Viele der Patienten sagen: "Wissen Sie, Schwester, ich hab Kohle gespart, und jetzt bin ich krank, und jetzt habe ich nix von der Kohle." Und das stimmt ja. Warum soll ich das, was ich habe, nicht jetzt nutzen? Das geht manchmal wirklich so schnell. Innerhalb von ein paar Monaten krempelt sich das Leben komplett um, man hat Vorsorge getroffen, man kann sie aber nicht nutzen. Man lernt also, dass man auch intensiver leben sollte.

Ich mache auch viele Sachen inzwischen ganz anders, als ich sie noch vor zehn Jahren gemacht hätte.

Zum Beispiel gönne ich mir selbst Auszeiten.
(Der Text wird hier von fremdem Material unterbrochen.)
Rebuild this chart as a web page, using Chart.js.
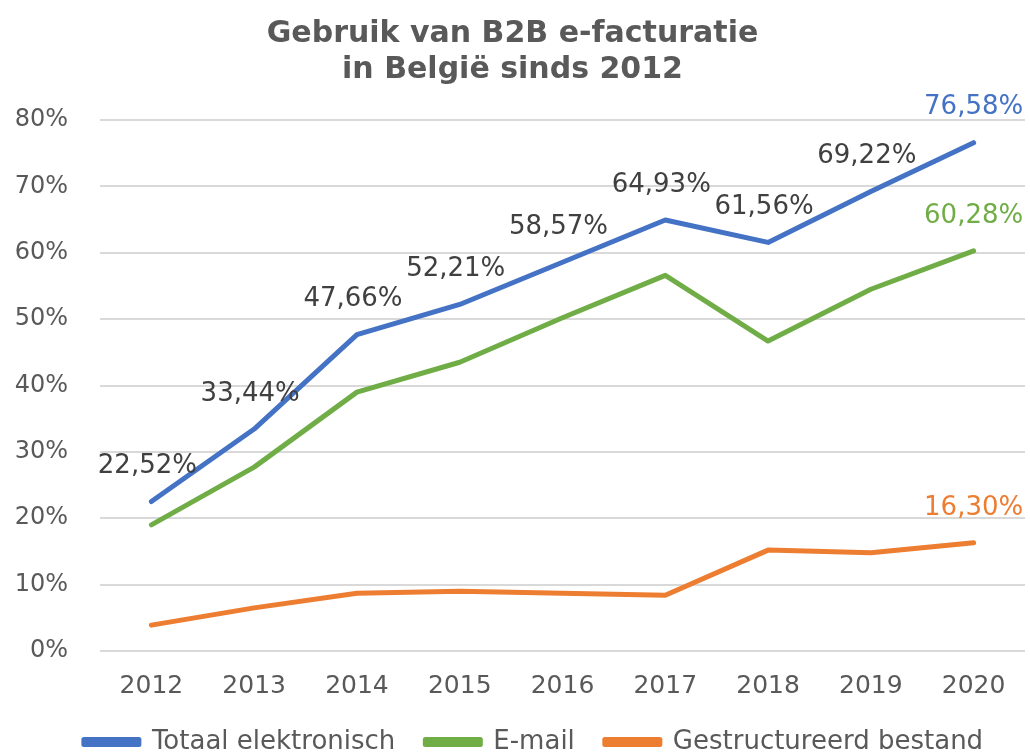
<!DOCTYPE html>
<html>
<head>
<meta charset="utf-8">
<script src="https://cdn.jsdelivr.net/npm/chart.js@4"></script>
<style>
  html, body { margin: 0; padding: 0; background: #fff; overflow: hidden; }
  #wrap { width: 1030px; height: 765px; }
</style>
</head>
<body>
<div id="wrap"><canvas id="chart-area"></canvas></div>
<script>
var years = ['2012', '2013', '2014', '2015', '2016', '2017', '2018', '2019', '2020'];
var totaal = [22.52, 33.44, 47.66, 52.21, 58.57, 64.93, 61.56, 69.22, 76.58];
var email = [19.0, 27.7, 39.0, 43.5, 50.2, 56.6, 46.7, 54.5, 60.28];
var gestructureerd = [3.9, 6.5, 8.7, 9.0, 8.7, 8.4, 15.2, 14.8, 16.30];
var yTicks = [0, 10, 20, 30, 40, 50, 60, 70, 80];

var chartColors = {
  blue: '#4472C4',
  green: '#70AD47',
  orange: '#ED7D31',
  text: '#595959',
  label: '#404040',
  grid: '#d9d9d9'
};

function fmt(v) {
  return v.toFixed(2).replace('.', ',') + '%';
}

// value labels: which points get one and in what colour
var labelPlugin = {
  id: 'valueLabels',
  afterDatasetsDraw: function(chart) {
    var ctx = chart.ctx;
    ctx.save();
    ctx.font = '26px "DejaVu Sans"';
    ctx.textAlign = 'center';
    ctx.textBaseline = 'middle';
    chart.data.datasets.forEach(function(ds, di) {
      var meta = chart.getDatasetMeta(di);
      meta.data.forEach(function(pt, i) {
        var last = i === ds.data.length - 1;
        if (!ds.labelAll && !last) return;
        ctx.fillStyle = last ? ds.borderColor : chartColors.label;
        var dx = last ? 0 : -4;
        ctx.fillText(fmt(ds.data[i]), pt.x + dx, pt.y - 35);
      });
    });
    ctx.restore();
  }
};

// legend in the original sits a bit right of centre
var legendShift = {
  id: 'legendShift',
  afterLayout: function(chart) {
    if (!chart.legend) return;
    chart.legend.left += 21;
    chart.legend.right += 21;
  }
};

var config = {
  type: 'line',
  data: {
    labels: years,
    datasets: [{
      label: 'Totaal elektronisch',
      data: totaal,
      borderColor: chartColors.blue,
      backgroundColor: chartColors.blue,
      labelAll: true
    }, {
      label: 'E-mail',
      data: email,
      borderColor: chartColors.green,
      backgroundColor: chartColors.green
    }, {
      label: 'Gestructureerd bestand',
      data: gestructureerd,
      borderColor: chartColors.orange,
      backgroundColor: chartColors.orange
    }]
  },
  options: {
    responsive: true,
    maintainAspectRatio: false,
    animation: false,
    devicePixelRatio: 1,
    elements: {
      line: { borderWidth: 5, tension: 0, borderCapStyle: 'round', borderJoinStyle: 'round' },
      point: { radius: 0, hoverRadius: 0 }
    },
    layout: { padding: { left: 0, right: 5, top: 0, bottom: 0 } },
    plugins: {
      title: {
        display: true,
        text: ['Gebruik van B2B e-facturatie', 'in België sinds 2012'],
        color: chartColors.text,
        font: { family: '"DejaVu Sans"', size: 30, weight: 'bold', lineHeight: 1.2 },
        padding: { top: 16, bottom: 32 }
      },
      legend: {
        position: 'bottom',
        labels: {
          color: chartColors.text,
          font: { family: '"DejaVu Sans"', size: 26 },
          boxWidth: 55,
          boxHeight: 5,
          padding: 30
        }
      },
      tooltip: { enabled: false }
    },
    scales: {
      x: {
        offset: true,
        grid: { display: false },
        border: { display: false },
        afterFit: function(axis) { axis.height = 48; },
        ticks: {
          color: chartColors.text,
          font: { family: '"DejaVu Sans"', size: 25 },
          padding: 12
        }
      },
      y: {
        min: 0,
        max: 80,
        afterBuildTicks: function(axis) {
          axis.ticks = yTicks.map(function(v) { return { value: v }; });
        },
        afterFit: function(axis) { axis.width = 100; },
        grid: { color: chartColors.grid, lineWidth: 2, drawTicks: false },
        border: { display: false },
        ticks: {
          color: chartColors.text,
          font: { family: '"DejaVu Sans"', size: 24 },
          padding: 32,
          callback: function(v) { return v + '%'; }
        }
      }
    }
  },
  plugins: [labelPlugin, legendShift]
};

window.onload = function() {
  var ctx = document.getElementById('chart-area').getContext('2d');
  window.myLine = new Chart(ctx, config);
};
</script>
</body>
</html>
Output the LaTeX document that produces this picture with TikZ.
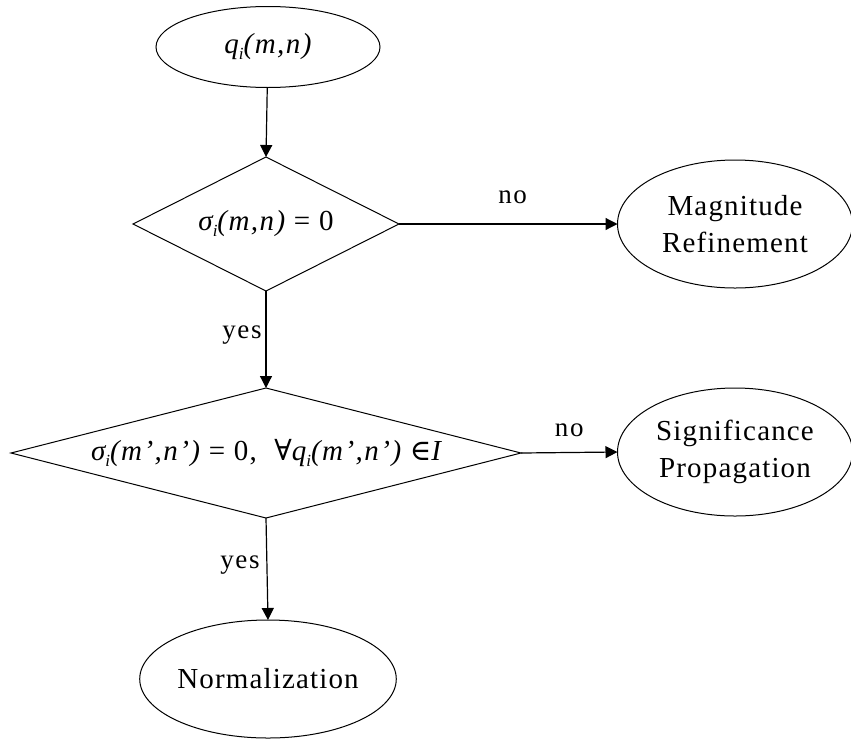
\documentclass[tikz,border=0pt]{standalone}
\usepackage{fontspec}
\setmainfont{Liberation Serif}
\newfontfamily\symfont{DejaVu Serif}
\usetikzlibrary{shapes.geometric,arrows.meta}
\newcommand\mysub[1]{\raisebox{-0.45ex}{\fontsize{17}{17}\selectfont\itshape #1}}
\begin{document}
\begin{tikzpicture}[x=1pt,y=-1pt,
  every node/.style={inner sep=0pt, outer sep=0pt},
  oval/.style={draw, line width=1pt, ellipse},
  decision/.style={draw, line width=1pt, diamond},
  bigtxt/.style={font=\fontsize{29}{37}\selectfont\addfontfeature{LetterSpace=4}, align=center},
  mathtxt/.style={font=\fontsize{29}{30}\selectfont\addfontfeature{LetterSpace=5}},
  lbl/.style={font=\fontsize{27}{28}\selectfont\addfontfeature{LetterSpace=6}},
  conn/.style={line width=1.2pt, -{Triangle[length=12pt,width=12pt]}}
]
\useasboundingbox (0,0) rectangle (851,745);
\node[oval, minimum width=224, minimum height=81, mathtxt] (q) at (268,47)
  {\itshape q\mysub{i}(m,n)};
\node[decision, aspect=2, minimum width=266, minimum height=134, mathtxt] (d1) at (266,224)
  {\itshape σ\mysub{i}(m,n)\upshape\ =\ 0};
\node[oval, minimum width=235, minimum height=128, bigtxt] (mag) at (735,224)
  {Magnitude\\Refinement};
\node[decision, aspect=4, minimum width=510, minimum height=130, mathtxt] (d2) at (266,453)
  {\itshape σ\mysub{i}(m’,n’)\upshape\ =\ 0,\ \ {\symfont ∀}\itshape q\mysub{i}(m’,n’)\upshape\ {\symfont ∈}\itshape I};
\node[oval, minimum width=235, minimum height=128, bigtxt] (sig) at (735,452)
  {Significance\\Propagation};
\node[oval, minimum width=243, minimum height=118, bigtxt] (norm) at (268,679)
  {Normalization};
\draw[conn] (q) -- (d1.north);
\draw[conn] (d1.east) -- node[lbl, pos=0.52, yshift=27] {no} (mag.west);
\draw[conn] (d1.south) -- node[lbl, pos=0.45, xshift=-24] {yes} (d2.north);
\draw[conn] (d2.east) -- node[lbl, pos=0.5, yshift=22] {no} (sig.west);
\draw[conn] (d2.south) -- node[lbl, pos=0.46, xshift=-27] {yes} (norm.north);
\end{tikzpicture}
\end{document}
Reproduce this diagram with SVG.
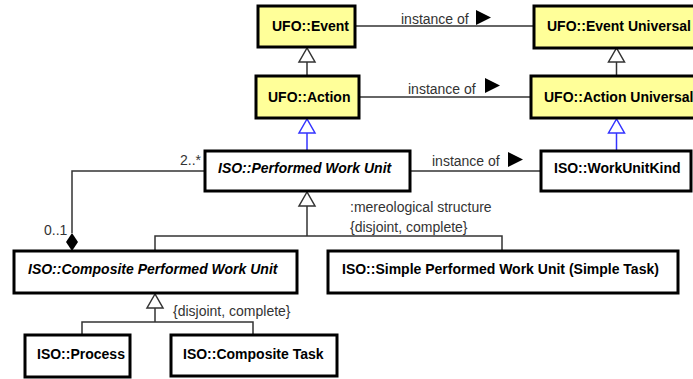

Also man ist in seinem tagtäglichen Tun immer damit beschäftigt, arbeiten zu gehen, den Haushalt zu machen, sich um die Kinder zu kümmern, eben immer zu gucken, dass alles seinen gewohnten Gang geht. Und ich habe irgendwann einmal für mich beschlossen, ich brauche so dann und wann einmal ein zwei Tage komplett für mich alleine, um einfach nur das zu machen, was ich auch machen möchte. Das kann sein, dass ich mich spontan mal ins Auto setze, in irgendeine Stadt fahre und mir etwas angucke. Solche Sachen zum Beispiel. Und solche Sachen passieren auch mal ganz spontan. Die Kinder sind in der Schule, der Mann ist arbeiten, dann denke ich mir: Ach, heute machen wir das! Dann setze ich mich ins Auto und weg.
Und das ist dann immer ein tolles Erlebnis!

Vielen Dank für das Gespräch, Nicole! Wir wünschen dir weiterhin viel Freude und viel Erfolg in deinem Beruf – und natürlich auch sonst!